Actuellement, la législation communautaire ne permet aux opérateurs d'effectuer des services nationaux que dans des cas très limités, sauf à s'établir dans l'Etat membre concerné et à participer aux procédures prévues par sa législation nationale. Le texte proposé par la Commission vise à harmoniser les procédures d'adjudication existant dans les différents Etats membres et à renforcer la sécurité juridique tant des opérateurs que des autorités au regard des aides d'Etat et des droits exclusifs dans le secteur des transports.

Le projet de règlement pose la règle générale selon laquelle les interventions des autorités dans le secteur prennent la forme de contrats de service public d'une durée de cinq ans attribués par appels d'offres.

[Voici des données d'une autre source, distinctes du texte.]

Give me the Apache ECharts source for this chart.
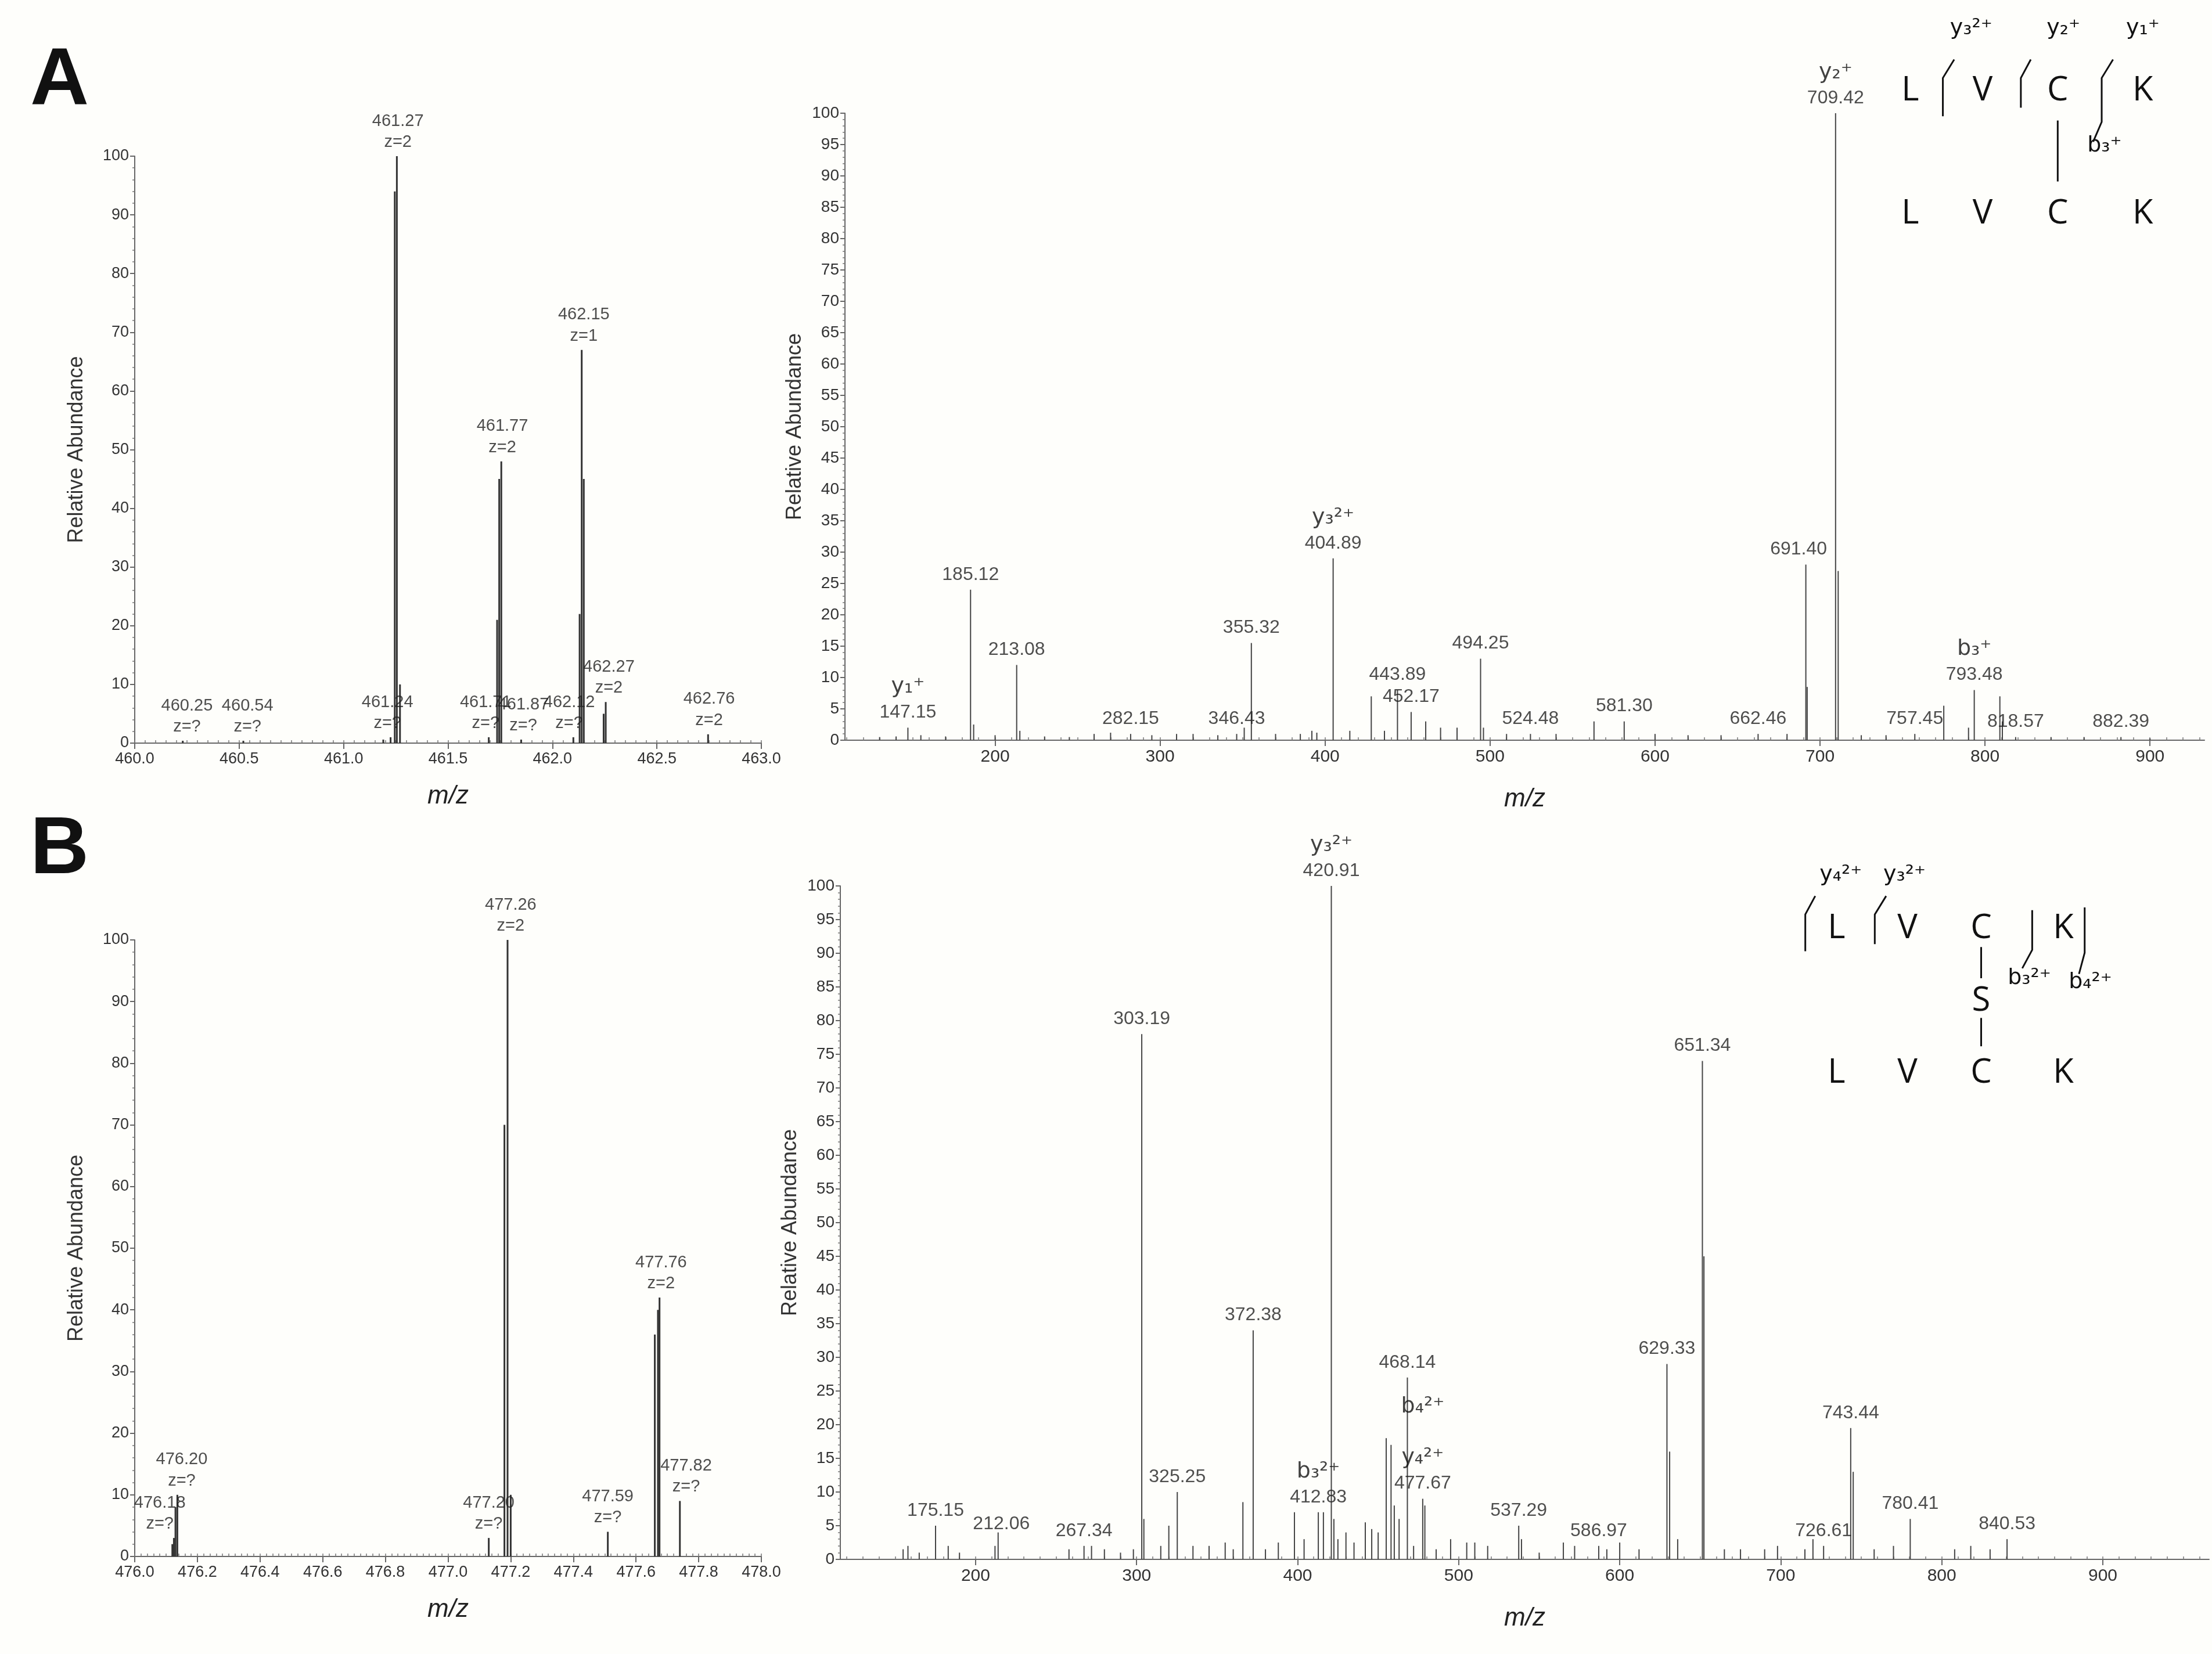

Toutefois, les autorités pourront déroger à la procédure d'appel d'offres et conclure des contrats de service public avec un opérateur déterminé en dessous d'un seuil annuel de 800.000 euros, ainsi que lorsque les normes de sécurité de certains services ferroviaires et l'efficience d'un système de métro seraient mises en danger. Dans le cas de la France, la SNCF et la RATP devraient être les principales entreprises concernées par cette possibilité de dérogation à l'obligation de mise en concurrence.

Des dispositions sont également prévues afin de contrôler les concentrations dommageables et de protéger les employés en cas de changement d'opérateur.

En France, le Groupement des autorités responsables des transports (GART) s'est inquiété de l'atteinte portée à l'autonomie des collectivités locales, qui pourraient se voir interdire par le règlement de gérer directement en régie leur réseau de transport ou de faire appel à la gestion déléguée. La durée de cinq ans prévue pour les contrats de service public apparaît par ailleurs trop courte pour permettre l'amortissement des investissements nécessaire au développement des réseaux. Selon la Communauté des chemins de fer européens (CCFE), une durée de concession de 15 à 20 ans serait requise en matière de transport ferroviaire.